Since April is Financial Literacy Month I decided to make my "return" to blogging focus on finances this month. After the end of the marriage I was left with all of the collected debt. I guess someone usually ends up with the debt, right? Lucky me. It was the price I was willing to pay to get out peacefully. My credit was the better of the two so most of what we had was in my name. Once again....lucky me.

I am the average "working middle class" woman in America and am not claiming to be a financial planner. What I did was pay off all of the marriage debt, credit cards, overdue accounts, etc. in five years without receiving a pay raise in three of those years. The first thing I did was to pull everything together and realize the amount of debt I was facing. Luckily, I have always been frugal. You know, what some people call cheap.
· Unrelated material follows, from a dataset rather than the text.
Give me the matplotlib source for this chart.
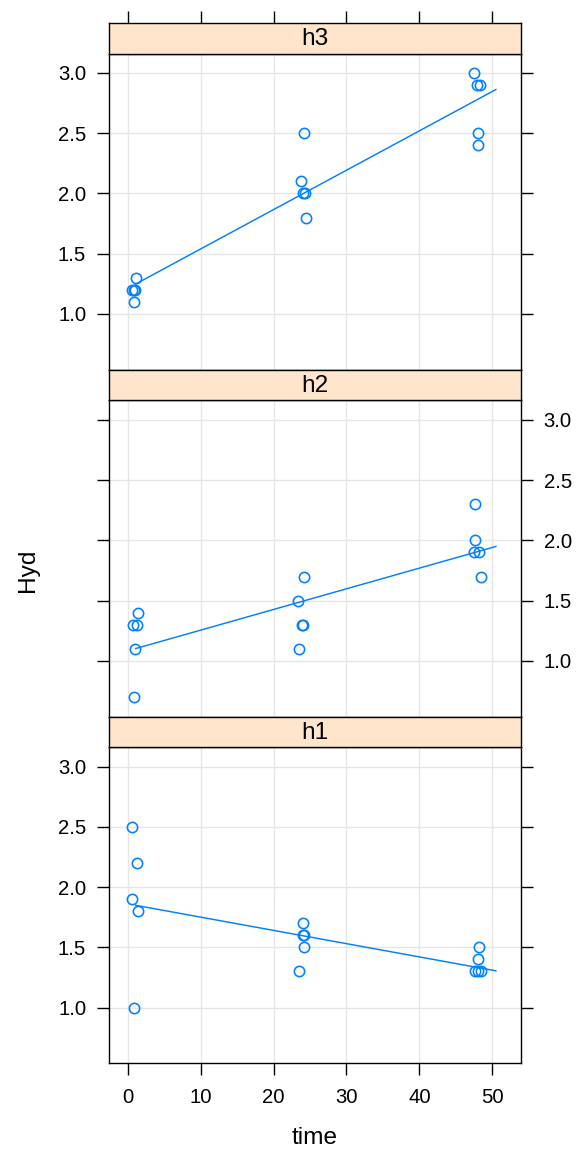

Step One: Get a budget (and know how much money you make)

Ah, that word budget. It might be uglier than cheap, right? It is a must. You must know what you spend and you must know where you spend it. My first response to a budget was, "But, I don't have any money!" You will be shocked at how fast a dollar here and three dollars there adds up. How much have you spent in fast food, a cup of coffee and the vending machine today?

You can find a few budget guidelines online for free. This book is a great resource. I have listened to the author for years on the radio during my lunch break. He is the reason I bought my house and got out of debt. I will forever be grateful for finding his radio show. He shows you how to manage your money without changing your lifestyle. That was a big plus for me because I didn't have much left to cut back. If you have the chance to attend one of his seminars, do yourself a BIG favor and go! Most of them are free.

I added know how much money you make for a reason. You may say, "Who does not know how much they make?" I said the same until I went to a building wealth seminar and the question was asked. Only three people out of around 100 knew how much was in their paycheck. can you manage something when you have no idea how much you have to work with?

Step Two: Track Your Budget

What good is the best budget if you ignore it? Don't have the time? Well, you have a phone. Chances are it is a smart phone that you have with you all the time, right? Guess what? There's an app for that. I use the free version of this one. There are many apps that track your expenses and there is a good write up on a few of them here. There are always new apps available but bottom line is find one and use it. It takes about the same amount of time to make an entry in the app as it does to send a text. My main focus is four areas of my budget, food, gas, utilities and pet supplies. Those are my four areas that fluctuate so I try to keep a close eye on them. I use sub-groups to cheat the app a little because you can only track four "budgeting areas" in the free version of the app I use.

At the end of the year you can save a copy of your data and export it into excel to organize/manipulate it to see what you spend and where you spent it compared to your budget.

That is the beginning. A good first step. I have a few other things I have used over the years. More to come...

Until Next Time,

Peace & Blessings...


  1. You already know my eyes lit up when I saw this post. I love a good a finance post about budgeting and getting out of debt.

  2. “…pull everything together and realize the amount of debt I was facing.” - That is a good start. Being in debt can be a real pain in the neck. If you don’t plan your finances ahead of time, it'll be harder to take care of in the future. It’s a good thing that you found a good book for inspiration and an application that help you track all your expenses. At least the stress you might feel in dealing with your debt is lessened somehow. Also, it will be of great help if you know someone or an expert who can give you advice on your current state.

    Charlena Leonard @ WeidnerLaw

    1. Charlena, this was written as an overview series of posts of how I got out of debt. My debt (as I included in the above post) was a result of inheriting all of the marriage debt from a divorce. There is no amount of planning that prepares for that.

      I no longer have credit card debt because of the things I am including in my posts. I did have someone (listed in my part II of this series) who helped with my budget and guided me to reach the first of my financial goals. I included the link to his web site on the second post and also a link to the seminars he hosts around town. You can have all the expert help in the world but until you get the discipline and understanding needed, you will end up back where you debt.